E continua dizendo que

dois pontos devem ser anotados: a) a proibição não atinge a transferência de titularidade para ser sujeito ativo de obrigações tributárias, isto é, tornar-se possível que a pessoa credenciada a exercer a competência tributária, depois de fazê-lo, indique outra pessoa como titular da capacidade ativa; e b) ainda que o Código Tributário Nacional veicule disposição explícita, adotando o cânone da indelegabilidade, não perde ele sua magnitude de princípio constitucional tributário, e o faz integrando o subconjunto dos implícitos. [20]

A competência tributária também é incaducável, pois o seu não exercício, ainda que por prolongado tempo, não tem o condão de impedir que a pessoa política, querendo, venha a criar, por meio de lei, os tributos que lhe forem constitucionalmente deferidos.

Com efeito, a constituição existe para durar no tempo. Se o não uso da faixa de atribuições fosse perecível, o próprio Texto Supremo ficaria comprometido, posto na contingência de ir perdendo parcelas de seu vulto, à medida que o tempo fluísse e os poderes recebidos pelas pessoal políticas não viessem a ser acionados, por qualquer razão histórica que se queira imaginar.
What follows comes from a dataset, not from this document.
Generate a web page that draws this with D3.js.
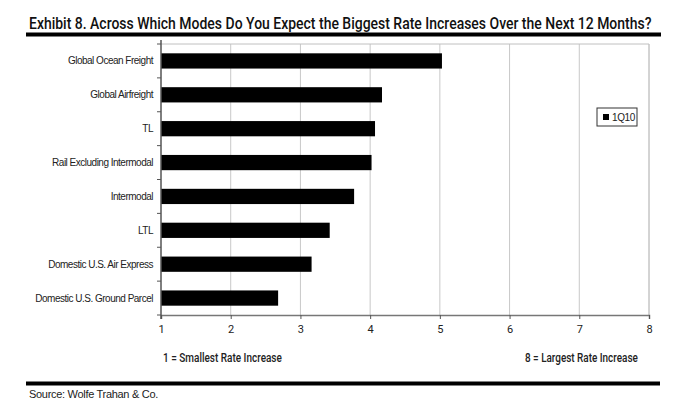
<!DOCTYPE html>
<html>
<head>
<meta charset="utf-8">
<script src="https://cdn.jsdelivr.net/npm/d3@7"></script>
<style>
  body { margin: 0; background: #fff; }
  svg { display: block; }
  .narrow { font-family: Roboto, "DejaVu Sans Condensed", sans-serif; }
  .lbl { font-family: "Liberation Sans", Arial, sans-serif; }
</style>
</head>
<body>
<svg id="chart" width="700" height="413"></svg>
<script>
// data
const modes = ["Global Ocean Freight", "Global Airfreight", "TL", "Rail Excluding Intermodal",
               "Intermodal", "LTL", "Domestic U.S. Air Express", "Domestic U.S. Ground Parcel"];
const values1Q10 = [5.03, 4.17, 4.07, 4.02, 3.77, 3.42, 3.16, 2.68];
const xTicks = [1, 2, 3, 4, 5, 6, 7, 8];
const seriesName = "1Q10";

const svg = d3.select("#chart");

let plotLeft = 161, plotRight = 649, plotTop = 44, plotBottom = 315;

let x = d3.scaleLinear().domain([1, 8]).range([plotLeft, plotRight]);
let y = d3.scaleBand().domain(modes).range([plotTop, plotBottom]).paddingInner(0.55).paddingOuter(0.275);

// squeeze a text horizontally to a given width (condensed look)
function squeeze(sel, px, py, w) {
  let len = sel.node().getComputedTextLength();
  sel.attr("transform", `translate(${px},${py}) scale(${w / len},1)`);
}

// title
let title = svg.append("text")
   .attr("class", "narrow")
   .style("font-size", "16.5px")
   .style("font-weight", "500")
   .style("fill", "#111")
   .text("Exhibit 8. Across Which Modes Do You Expect the Biggest Rate Increases Over the Next 12 Months?");
squeeze(title, 29, 28.5, 623);

svg.append("rect").attr("x", 26).attr("y", 32.5).attr("width", 635).attr("height", 4).style("fill", "#000");

// gridlines
svg.append("g").selectAll("line")
   .data(xTicks.slice(1))
   .enter().append("line")
   .attr("x1", d => x(d)).attr("x2", d => x(d))
   .attr("y1", plotTop).attr("y2", plotBottom)
   .attr("stroke", (d) => d == 8 ? "#a8a8a8" : "#c8c8c8")
   .attr("stroke-width", 1);

// top border
svg.append("line")
   .attr("x1", plotLeft).attr("x2", plotRight)
   .attr("y1", plotTop).attr("y2", plotTop)
   .attr("stroke", "#c0c0c0");

// bars
svg.append("g").selectAll("rect")
   .data(modes)
   .enter().append("rect")
   .attr("x", x(1))
   .attr("y", d => y(d))
   .attr("height", y.bandwidth())
   .attr("width", (d, i) => x(values1Q10[i]) - x(1))
   .style("fill", "#000");

// x axis
let xAxis = svg.append("g")
   .attr("transform", `translate(0,${plotBottom})`)
   .call(d3.axisBottom(x).tickValues(xTicks).tickSize(4).tickFormat(d3.format("d")));
xAxis.select(".domain").attr("stroke", "#777").attr("stroke-width", 1.5);
xAxis.selectAll(".tick line").attr("stroke", "#555");
xAxis.selectAll(".tick text")
   .attr("class", "narrow")
   .attr("y", 10)
   .style("font-size", "11px")
   .style("fill", "#222");

// y axis (category boundaries)
let step = y.step();
let yAxis = svg.append("g").attr("transform", `translate(${plotLeft},0)`);
yAxis.append("line")
   .attr("x1", 0).attr("x2", 0).attr("y1", plotTop - 4).attr("y2", plotBottom + 4)
   .attr("stroke", "#555").attr("stroke-width", 1.5);
yAxis.selectAll("line.tk")
   .data(d3.range(modes.length + 1))
   .enter().append("line")
   .attr("class", "tk")
   .attr("x1", -4).attr("x2", 0)
   .attr("y1", i => plotTop + i * step).attr("y2", i => plotTop + i * step)
   .attr("stroke", "#555");

svg.append("g").selectAll("text")
   .data(modes)
   .enter().append("text")
   .attr("class", "lbl")
   .attr("x", 153)
   .attr("y", d => y(d) + y.bandwidth() / 2)
   .attr("dy", "0.35em")
   .attr("text-anchor", "end")
   .style("font-size", "10px")
   .style("letter-spacing", "-0.5px")
   .style("fill", "#222")
   .text(d => d);

// legend
let lg = svg.append("g").attr("transform", "translate(597,108)");
lg.append("rect").attr("width", 40).attr("height", 18)
   .style("fill", "#fff").style("stroke", "#333").style("stroke-width", 1);
lg.append("rect").attr("x", 6).attr("y", 6).attr("width", 6).attr("height", 6).style("fill", "#000");
lg.append("text").attr("class", "lbl")
   .attr("x", 15).attr("y", 13)
   .style("font-size", "10px")
   .style("letter-spacing", "-0.4px")
   .style("fill", "#222")
   .text(seriesName);

// scale notes
let noteL = svg.append("text").attr("class", "narrow")
   .style("font-size", "12px").style("font-weight", "500").style("fill", "#222")
   .text("1 = Smallest Rate Increase");
squeeze(noteL, 163, 362, 119);
let noteR = svg.append("text").attr("class", "narrow")
   .style("font-size", "12px").style("font-weight", "500").style("fill", "#222")
   .text("8 = Largest Rate Increase");
squeeze(noteR, 525, 362, 113);

// bottom rule + source
svg.append("rect").attr("x", 26).attr("y", 381.5).attr("width", 634).attr("height", 4).style("fill", "#000");
svg.append("text").attr("class", "lbl")
   .attr("x", 29).attr("y", 398)
   .style("font-size", "11px")
   .style("letter-spacing", "-0.3px")
   .style("fill", "#222")
   .text("Source: Wolfe Trahan & Co.");
</script>
</body>
</html>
Impõe-se, deste modo, a perenidade das competências, que não podem ficar submetidas aos interesses e dos problemas por quais passam a sociedade.

A inalterabilidade concerne à característica de que as pessoas titulares de competência tributária não podem alterar o campo tributável que lhes foi conferido, sendo que somente pode ocorrer tal alteração por alteração da própria Magna Carta. Seria, portanto, matéria sob reserva de emenda constitucional.

Todavia, o poder constituinte derivado pode alterar o quadro de competências outorgado aos entes tributantes, como assumido, mediante a emenda constitucional, que é expressão do poder reformador constituinte. Desta forma, querendo, o legislador pode alterar o quadro das competências tributárias.

Contudo, tal faculdade de alteração não é absoluta, eis que o constituinte derivado encontra barreiras intransponíveis, por exemplo, na federação e autonomia dos Municípios.

A pessoa política a qual foi concedida a competência tributária também não poderia a ela renunciar, pois tal prerrogativa seria indisponível. Poderia deixar de exerce-la, mas nunca renunciá-la.

A instituição do tributo em relação ao qual determinada pessoa política seja competente fica no âmbito da decisão política, de modo que é facultativa, dependente da conveniência de determinado ente tributante. As pessoas políticas, embora não possam delegar suas competências tributárias, são livres para delas de utilizarem ou não. É esta a facultatividade apontada por Carrazza.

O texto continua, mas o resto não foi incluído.